EPFO: The Employees Provident Fund Organization (EPFO) has introduced three significant modifications to its Employees Deposit Linked Insurance (EDLI) scheme, which were approved during the recent Central Board of Trustees (CBT) meeting. These adjustments aim to enhance insurance coverage and provide greater financial security for the families of EDLI beneficiaries. Additionally, the changes are designed to streamline the process for families of EPF members when filing death claims.
The Employees Deposit Linked Insurance is a life insurance program offered by the EPFO, covering employees enrolled in the EPF scheme. Initiated by the Government of India in 1976, the scheme provides an insurance benefit of up to Rs 7 lakh to the family of an EPF member in the event of their death while employed.

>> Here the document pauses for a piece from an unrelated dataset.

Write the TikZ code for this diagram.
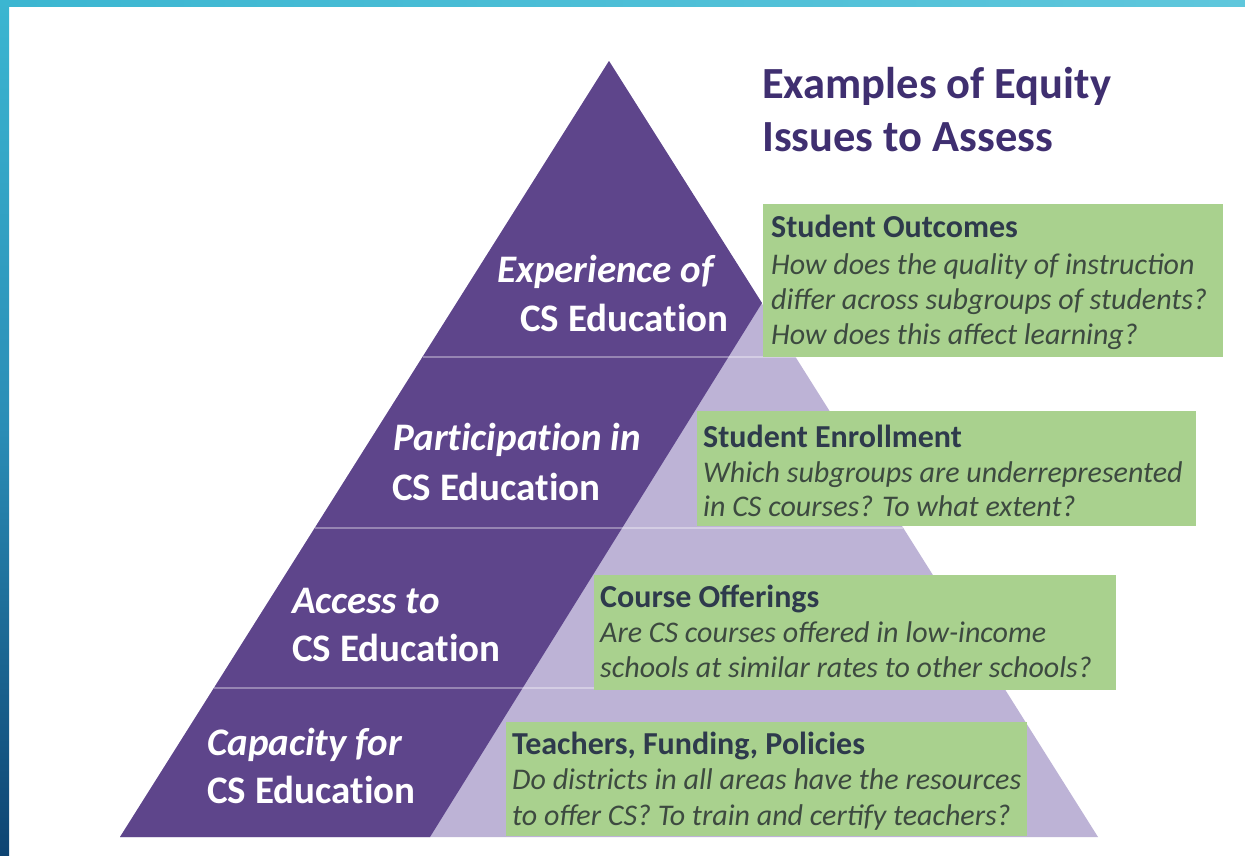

Guaranteed minimum insurance benefit of Rs 50,000
One of the most significant updates to the EDLI scheme is the introduction of a guaranteed minimum insurance benefit of Rs 50,000 for families of EPF members who pass away within the first year of employment. Previously, there was no fixed amount for such cases.
Family will receive insurance
Under the former regulations, families of EPF members who died after the non-contributory period were ineligible for EDLI benefits. However, the new guidelines ensure that if an EPF member dies within six months of their last contribution and their name is recorded in the company’s records, their family will receive insurance benefits under the EDLI scheme.
Gape between jobs
Furthermore, the new rules address the issue of employment gaps. Previously, any break of one or two days between jobs disqualified an EPF member from being considered in continuous service, which meant their family could not access the minimum benefit of Rs 2.5 lakh or the maximum benefit of Rs 7 lakh. The revised regulations now allow for a gap of up to two months between jobs to be recognized as continuous service, thereby preserving eligibility for the EDLI scheme.